__Given request__. For the data below, transcribe the part that opens with the line containing "Clone this chart in D3.js." and closes with the line containing "var z0 = 0.475;", exactly and with no pictures.

__Input records__.
----------

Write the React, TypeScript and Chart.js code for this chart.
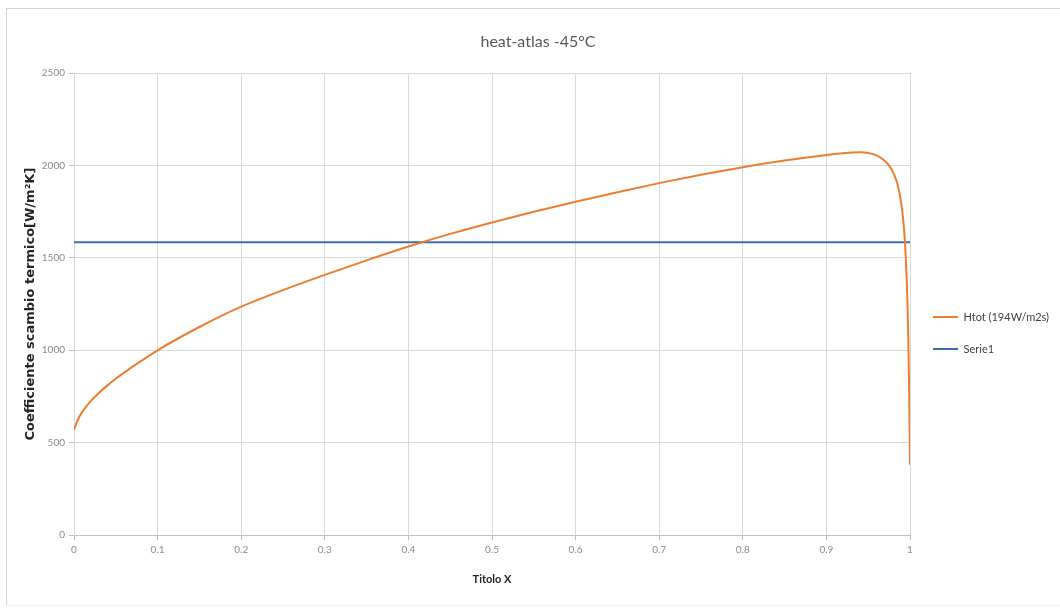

----------

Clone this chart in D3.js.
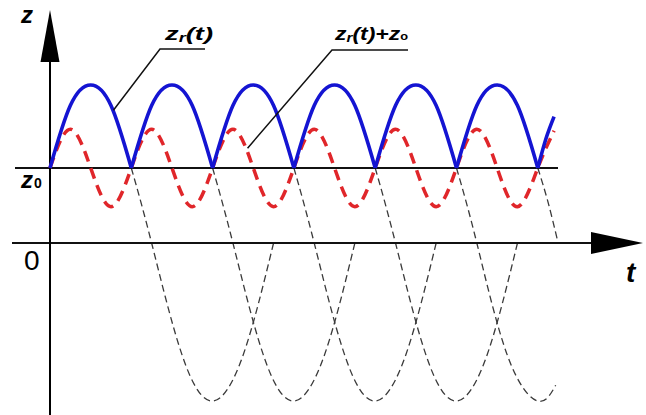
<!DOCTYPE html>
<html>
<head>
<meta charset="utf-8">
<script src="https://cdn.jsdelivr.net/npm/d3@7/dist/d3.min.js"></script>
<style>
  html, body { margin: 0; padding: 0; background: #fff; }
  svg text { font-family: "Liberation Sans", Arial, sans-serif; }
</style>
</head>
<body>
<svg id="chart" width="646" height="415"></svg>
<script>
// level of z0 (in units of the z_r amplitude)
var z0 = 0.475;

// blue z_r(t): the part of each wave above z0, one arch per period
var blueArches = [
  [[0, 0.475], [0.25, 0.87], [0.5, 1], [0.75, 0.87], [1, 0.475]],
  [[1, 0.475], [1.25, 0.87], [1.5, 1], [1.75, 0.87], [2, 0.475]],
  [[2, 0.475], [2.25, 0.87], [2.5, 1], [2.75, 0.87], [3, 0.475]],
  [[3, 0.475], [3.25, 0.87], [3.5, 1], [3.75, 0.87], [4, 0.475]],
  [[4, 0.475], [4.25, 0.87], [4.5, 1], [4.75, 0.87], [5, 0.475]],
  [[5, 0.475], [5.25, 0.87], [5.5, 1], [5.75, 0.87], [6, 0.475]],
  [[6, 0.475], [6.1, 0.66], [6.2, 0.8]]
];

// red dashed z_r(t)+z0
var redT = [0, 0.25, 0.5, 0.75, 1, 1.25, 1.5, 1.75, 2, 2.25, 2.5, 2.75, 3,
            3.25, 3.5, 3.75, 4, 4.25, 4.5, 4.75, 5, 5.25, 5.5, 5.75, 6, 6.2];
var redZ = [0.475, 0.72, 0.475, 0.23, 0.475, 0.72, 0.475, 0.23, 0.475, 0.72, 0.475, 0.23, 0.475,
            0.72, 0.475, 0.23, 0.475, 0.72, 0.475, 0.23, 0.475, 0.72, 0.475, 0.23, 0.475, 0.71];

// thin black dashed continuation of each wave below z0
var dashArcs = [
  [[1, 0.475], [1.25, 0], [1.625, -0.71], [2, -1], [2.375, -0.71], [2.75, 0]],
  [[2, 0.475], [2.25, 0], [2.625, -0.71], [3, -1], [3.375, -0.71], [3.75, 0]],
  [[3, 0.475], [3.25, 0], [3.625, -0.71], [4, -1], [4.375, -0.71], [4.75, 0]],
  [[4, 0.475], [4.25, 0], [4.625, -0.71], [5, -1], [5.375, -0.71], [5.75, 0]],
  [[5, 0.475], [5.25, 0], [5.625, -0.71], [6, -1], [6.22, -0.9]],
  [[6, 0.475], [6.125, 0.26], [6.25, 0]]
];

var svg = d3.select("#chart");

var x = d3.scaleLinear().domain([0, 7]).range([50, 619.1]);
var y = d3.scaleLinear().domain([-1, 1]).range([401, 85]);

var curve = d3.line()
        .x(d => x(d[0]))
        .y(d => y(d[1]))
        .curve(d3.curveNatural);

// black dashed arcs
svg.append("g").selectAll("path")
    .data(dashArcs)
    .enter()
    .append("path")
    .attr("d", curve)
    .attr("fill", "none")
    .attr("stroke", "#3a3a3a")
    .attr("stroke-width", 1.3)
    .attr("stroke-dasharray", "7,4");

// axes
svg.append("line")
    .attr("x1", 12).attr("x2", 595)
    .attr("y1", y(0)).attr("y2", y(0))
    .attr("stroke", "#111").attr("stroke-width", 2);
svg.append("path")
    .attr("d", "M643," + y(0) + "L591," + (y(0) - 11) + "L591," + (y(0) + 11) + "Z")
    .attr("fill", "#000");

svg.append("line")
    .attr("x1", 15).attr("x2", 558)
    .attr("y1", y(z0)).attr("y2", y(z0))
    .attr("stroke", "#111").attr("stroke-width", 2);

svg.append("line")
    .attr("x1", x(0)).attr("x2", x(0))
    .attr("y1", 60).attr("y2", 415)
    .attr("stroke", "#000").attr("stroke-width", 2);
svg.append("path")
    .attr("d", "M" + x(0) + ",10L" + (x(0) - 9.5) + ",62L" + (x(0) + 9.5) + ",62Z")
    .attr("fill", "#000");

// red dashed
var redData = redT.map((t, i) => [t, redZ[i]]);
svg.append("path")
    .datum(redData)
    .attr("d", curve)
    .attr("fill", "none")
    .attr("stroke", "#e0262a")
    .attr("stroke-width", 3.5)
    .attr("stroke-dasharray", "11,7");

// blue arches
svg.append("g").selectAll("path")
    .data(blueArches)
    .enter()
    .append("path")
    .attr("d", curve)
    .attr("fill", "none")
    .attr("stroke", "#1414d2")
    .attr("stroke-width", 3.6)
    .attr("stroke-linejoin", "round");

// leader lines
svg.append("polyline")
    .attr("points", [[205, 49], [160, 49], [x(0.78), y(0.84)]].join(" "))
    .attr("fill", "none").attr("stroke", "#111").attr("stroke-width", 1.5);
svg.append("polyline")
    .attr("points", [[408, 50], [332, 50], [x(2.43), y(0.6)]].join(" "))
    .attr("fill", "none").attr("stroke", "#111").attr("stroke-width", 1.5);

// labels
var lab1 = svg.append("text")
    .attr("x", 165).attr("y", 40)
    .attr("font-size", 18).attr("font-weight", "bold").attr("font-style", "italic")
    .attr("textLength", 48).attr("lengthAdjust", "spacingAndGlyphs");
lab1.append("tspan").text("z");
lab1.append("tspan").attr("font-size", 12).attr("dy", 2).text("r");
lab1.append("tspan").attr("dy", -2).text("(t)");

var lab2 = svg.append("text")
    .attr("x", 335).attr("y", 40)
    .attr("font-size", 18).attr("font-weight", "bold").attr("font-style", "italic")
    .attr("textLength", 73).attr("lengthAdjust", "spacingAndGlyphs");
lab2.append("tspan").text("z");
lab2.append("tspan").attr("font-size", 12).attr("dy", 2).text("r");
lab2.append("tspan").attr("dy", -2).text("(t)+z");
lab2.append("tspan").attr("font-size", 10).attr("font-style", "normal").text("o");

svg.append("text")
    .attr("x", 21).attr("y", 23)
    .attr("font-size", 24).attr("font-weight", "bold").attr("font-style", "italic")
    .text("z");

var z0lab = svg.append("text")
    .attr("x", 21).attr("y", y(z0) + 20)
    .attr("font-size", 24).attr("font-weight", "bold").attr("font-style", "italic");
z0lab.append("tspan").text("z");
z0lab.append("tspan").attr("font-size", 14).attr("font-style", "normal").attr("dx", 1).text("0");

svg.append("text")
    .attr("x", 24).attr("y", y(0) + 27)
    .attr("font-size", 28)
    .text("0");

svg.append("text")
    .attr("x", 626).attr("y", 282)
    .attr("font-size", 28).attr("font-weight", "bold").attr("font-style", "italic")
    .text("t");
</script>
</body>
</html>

----------

__Response for this exercise__.
Clone this chart in D3.js.
<!DOCTYPE html>
<html>
<head>
<meta charset="utf-8">
<script src="https://cdn.jsdelivr.net/npm/d3@7/dist/d3.min.js"></script>
<style>
  html, body { margin: 0; padding: 0; background: #fff; }
  svg text { font-family: "Liberation Sans", Arial, sans-serif; }
</style>
</head>
<body>
<svg id="chart" width="646" height="415"></svg>
<script>
// level of z0 (in units of the z_r amplitude)
var z0 = 0.475;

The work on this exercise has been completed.